Veniamo all’attualità. In queste ore Renzi sembra aver ammorbidito ulteriormente le posizioni di Cisl e Uil sul fronte articolo 18, finora ritenuto inviolabile da tutti i sindacati. Nel presentare l’impianto della riforma del mercato del lavoro, per cui il governo ha chiesto la fiducia in Senato, il premier ha illustrato anche l’abolizione parziale dello Statuto dei Lavoratori: il reintegro sarà previsto solo per i casi discriminatori e disciplinari. Al tavolo di confronto è stata inoltre indicata la semplificazione delle forme contrattuali, che verranno drasticamente ridotte, anche se è escluso il contratto unico. Ma il governo ha concesso delle aperture alle parti sociali, introducendo nell’emendamento al Jobs Act una norma per regolare la rappresentanza sindacale. Mentre la delega amplia la contrattazione decentrata e aziendale.
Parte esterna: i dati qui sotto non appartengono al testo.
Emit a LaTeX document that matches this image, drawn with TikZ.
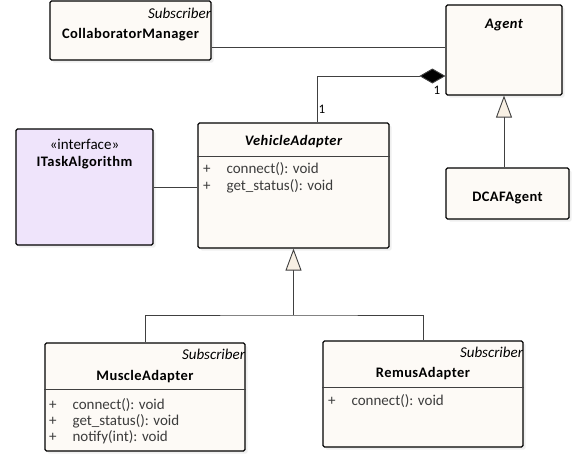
\documentclass[tikz,border=0pt]{standalone}
\usepackage{fontspec}
\setmainfont{Carlito}
\usetikzlibrary{arrows.meta, shadows}
\definecolor{classfill}{RGB}{253,250,246}
\definecolor{ifacefill}{RGB}{239,228,251}
\definecolor{trifill}{RGB}{248,240,228}
\definecolor{linegray}{RGB}{64,64,64}
\definecolor{textgray}{RGB}{60,60,60}
\tikzstyle{umlclass} = [rectangle, rounded corners=1.5pt, draw=black, line width=1.2pt, fill=classfill, inner sep=0pt, drop shadow={shadow xshift=2.5pt, shadow yshift=-2.5pt, fill=black!12}]
\tikzstyle{iface} = [umlclass, fill=ifacefill]
\tikzstyle{classname} = [font=\bfseries\fontsize{14.5}{16}\selectfont\addfontfeatures{LetterSpace=3}, inner sep=0pt]
\tikzstyle{abstractname} = [classname, font=\bfseries\itshape\fontsize{14.5}{16}\selectfont\addfontfeatures{LetterSpace=3}]
\tikzstyle{stereo} = [font=\itshape\fontsize{15}{16}\selectfont, anchor=east, inner sep=0.5pt]
\tikzstyle{member} = [font=\fontsize{15}{16}\selectfont, text=textgray, anchor=west, inner sep=0pt]
\tikzstyle{mult} = [font=\fontsize{13}{15}\selectfont, inner sep=0pt]
\tikzstyle{sep} = [draw=black!75, line width=0.8pt]
\tikzstyle{line} = [draw=linegray, line width=0.9pt]
\tikzstyle{inherit} = [line, -{Triangle[width=16pt, length=22pt, fill=trifill]}]
\tikzstyle{compose} = [line, -{Diamond[width=15pt, length=26pt, fill=black]}]

\begin{document}
\begin{tikzpicture}[x=1pt, y=-1pt]
\useasboundingbox (0,0) rectangle (586,453);

\node (cm) [umlclass, minimum width=161pt, minimum height=59pt] at (130.5,30.5) {};
\node (agent) [umlclass, minimum width=116pt, minimum height=90pt] at (504,50) {};
\node (dcaf) [umlclass, minimum width=123pt, minimum height=51pt] at (507.5,193.5) {};
\node (itask) [iface, minimum width=137pt, minimum height=116pt] at (84.5,187) {};
\node (vehicle) [umlclass, minimum width=191pt, minimum height=125pt] at (293.5,185.5) {};
\node (muscle) [umlclass, minimum width=200pt, minimum height=108pt] at (145,397) {};
\node (remus) [umlclass, minimum width=200pt, minimum height=106pt] at (423,394) {};

\node (cmstereo) [stereo] at ([yshift=-13pt]cm.north east) {Subscriber};
\node (cmname) [classname] at ([yshift=-34pt]cm.north) {CollaboratorManager};

\node (agentname) [abstractname] at ([yshift=-21pt]agent.north) {Agent};
\node (dcafname) [classname] at ([yshift=-4.5pt]dcaf.center) {DCAFAgent};

\node (itaskstereo) [font=\fontsize{15}{16}\selectfont, inner sep=0pt] at ([yshift=-16pt]itask.north) {«interface»};
\node (itaskname) [classname] at ([yshift=-34pt]itask.north) {ITaskAlgorithm};

\node (vehiclename) [abstractname] at ([yshift=-19pt]vehicle.north) {VehicleAdapter};
\draw [sep] ([yshift=-34pt]vehicle.north west) -- ([yshift=-34pt]vehicle.north east);
\node (vehicleplusa) [member] at ([xshift=5.5pt, yshift=-47pt]vehicle.north west) {+};
\node (vehicleopa) [member] at ([xshift=29pt, yshift=-47pt]vehicle.north west) {connect(): void};
\node (vehicleplusb) [member] at ([xshift=5.5pt, yshift=-64pt]vehicle.north west) {+};
\node (vehicleopb) [member] at ([xshift=29pt, yshift=-64pt]vehicle.north west) {get\_status(): void};

\node (musclestereo) [stereo] at ([yshift=-12pt]muscle.north east) {Subscriber};
\node (musclename) [classname] at ([yshift=-34pt]muscle.north) {MuscleAdapter};
\draw [sep] ([yshift=-47pt]muscle.north west) -- ([yshift=-47pt]muscle.north east);
\node (muscleplusa) [member] at ([xshift=4.5pt, yshift=-63pt]muscle.north west) {+};
\node (muscleopa) [member] at ([xshift=28pt, yshift=-63pt]muscle.north west) {connect(): void};
\node (muscleplusb) [member] at ([xshift=4.5pt, yshift=-79pt]muscle.north west) {+};
\node (muscleopb) [member] at ([xshift=28pt, yshift=-79pt]muscle.north west) {get\_status(): void};
\node (muscleplusc) [member] at ([xshift=4.5pt, yshift=-95pt]muscle.north west) {+};
\node (muscleopc) [member] at ([xshift=28pt, yshift=-95pt]muscle.north west) {notify(int): void};

\node (remusstereo) [stereo] at ([yshift=-12pt]remus.north east) {Subscriber};
\node (remusname) [classname] at ([yshift=-33pt]remus.north) {RemusAdapter};
\draw [sep] ([yshift=-47pt]remus.north west) -- ([yshift=-47pt]remus.north east);
\node (remusplusa) [member] at ([xshift=5.5pt, yshift=-61pt]remus.north west) {+};
\node (remusopa) [member] at ([xshift=29pt, yshift=-61pt]remus.north west) {connect(): void};

\coordinate (genjoint) at (293.5,315);

\draw [line] ([yshift=-16.5pt]cm.east) -- ([yshift=-16.5pt]cm.east -| agent.west);
\draw [line] (itask.east) -- (itask.east -| vehicle.west);
\draw [compose] ([xshift=23.5pt]vehicle.north) |- ([yshift=-26pt]agent.west);
\node (multvehicle) [mult] at (322,109) {1};
\node (multagent) [mult] at (437,90) {1};
\draw [inherit] (agent.south |- dcaf.north) -- (agent.south);
\draw [line] (muscle.north) |- (genjoint) -| (remus.north);
\draw [inherit] (genjoint) -- (vehicle.south);

\end{tikzpicture}
\end{document}
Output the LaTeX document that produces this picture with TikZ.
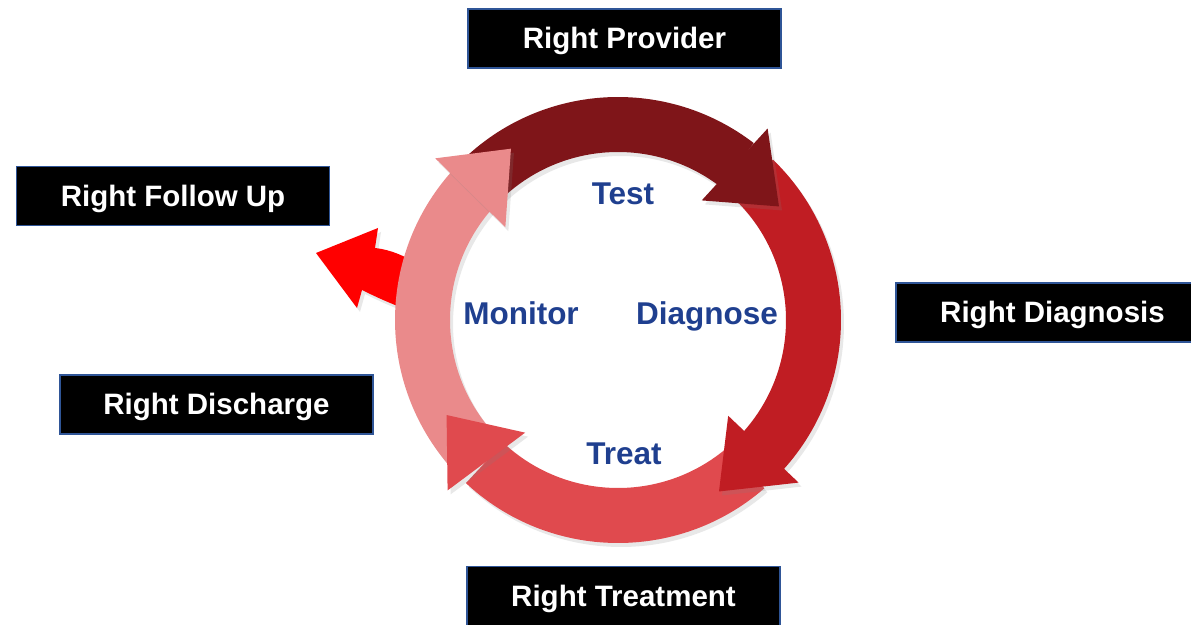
\documentclass[tikz,border=0pt]{standalone}
\usepackage{fontspec}
\setmainfont{Liberation Sans}
\usetikzlibrary{shadows}
\definecolor{cdark}{HTML}{7F1519}
\definecolor{cred}{HTML}{C01D23}
\definecolor{cmed}{HTML}{E04A4E}
\definecolor{cpink}{HTML}{EA8A8B}
\definecolor{cbright}{HTML}{FF0000}
\definecolor{txtblue}{HTML}{1F3F8F}
\definecolor{boxblue}{HTML}{2F5597}
\tikzset{
  labelbox/.style={fill=black, draw=boxblue, line width=1.2pt, minimum width=313pt, minimum height=59pt,
    text=white, inner sep=0pt, text height=21pt, text depth=0pt, font=\fontsize{29.5}{34}\selectfont\bfseries},
  steplabel/.style={text=txtblue, inner sep=0pt, text height=22.5pt, text depth=0pt, font=\fontsize{31.5}{36}\selectfont\bfseries},
  shade/.style={drop shadow={opacity=0.18, shadow xshift=3pt, shadow yshift=-4pt}}
}
\begin{document}
\begin{tikzpicture}[x=1pt,y=1pt]
\useasboundingbox (0,0) rectangle (1191,624);

% bright red arrow leaving the cycle
\fill[cbright, shade] (316,371) -- (378,396) -- (375,376)
  .. controls (392,374) and (404,368) .. (418,360) -- (414,312)
  .. controls (396,318) and (378,326) .. (362,334) -- (357,316) -- cycle;

\begin{scope}[shift={(618,304)}]
  % ring bodies
  \fill[cdark, shade] (133:223) arc[start angle=133, end angle=52.5, radius=223]
     -- (52.5:168) arc[start angle=52.5, end angle=133, radius=168] -- cycle;
  \fill[cred, shade] (46:223) arc[start angle=46, end angle=-42.5, radius=223]
     -- (-42.5:168) arc[start angle=-42.5, end angle=46, radius=168] -- cycle;
  \fill[cmed, shade] (-49:223) arc[start angle=-49, end angle=-133, radius=223]
     -- (-133:168) arc[start angle=-133, end angle=-49, radius=168] -- cycle;
  \fill[cpink, shade] (220:223) arc[start angle=220, end angle=138.5, radius=223]
     -- (138.5:168) arc[start angle=138.5, end angle=220, radius=168] -- cycle;
  % arrow heads
  \fill[cdark, shade] (52:243) -- (35.2:197) -- (55:146) -- cycle;
  \fill[cred, shade] (-42:243) -- (-59.5:199) -- (-41:146) -- cycle;
  \fill[cmed, shade] (-135:241) -- (-151:196) -- (-129.5:146) -- cycle;
  \fill[cpink, shade] (138.5:244) -- (122:202) -- (140.5:146) -- cycle;
\end{scope}

% step labels
\node[steplabel] (test) at (623,430.5) {Test};
\node[steplabel] (diagnose) at (707,311) {Diagnose};
\node[steplabel] (treat) at (624,170.5) {Treat};
\node[steplabel] (monitor) at (521,311) {Monitor};

% outer boxes
\node[labelbox] (provider) at (624.5,585.5) {Right Provider};
\node[labelbox] (followup) at (173,428) {Right Follow Up};
\node[labelbox] (diagnosis) at (1052.5,311.5) {Right Diagnosis};
\node[labelbox] (discharge) at (216.5,219.5) {Right Discharge};
\node[labelbox] (treatment) at (623.5,28) {Right Treatment};
\end{tikzpicture}
\end{document}
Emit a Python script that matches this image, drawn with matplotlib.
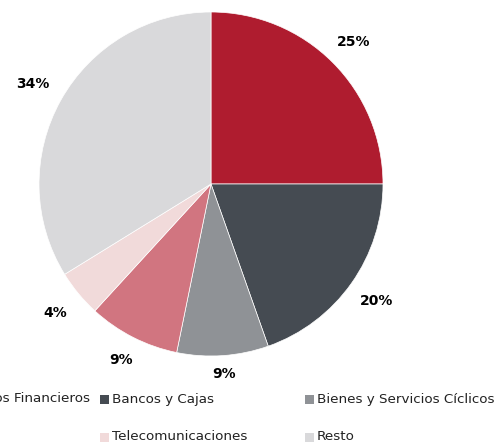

In ogni caso la Cgil è irremovibile: “Il giudizio negativo sul modo in cui si sta proponendo l’intervento sul lavoro e troviamo tutte le conferme della necessità della manifestazione del 25 ottobre”. Più disponibile la Cisl. Secondo il neo-segretario Anna Maria Furlan la nuova forma contrattuale a tutele crescenti deve assorbire “tutto il precariato che abbiamo nel Paese”. L’apertura dell’esecutivo è piaciuta anche ad Angeletti: “Siamo in presenza di un cambiamento, di un atteggiamento del governo diverso verso le forze sociali”. Per capire se potranno essere convinti delle loro decisioni, toccherà aspettare qualche anno.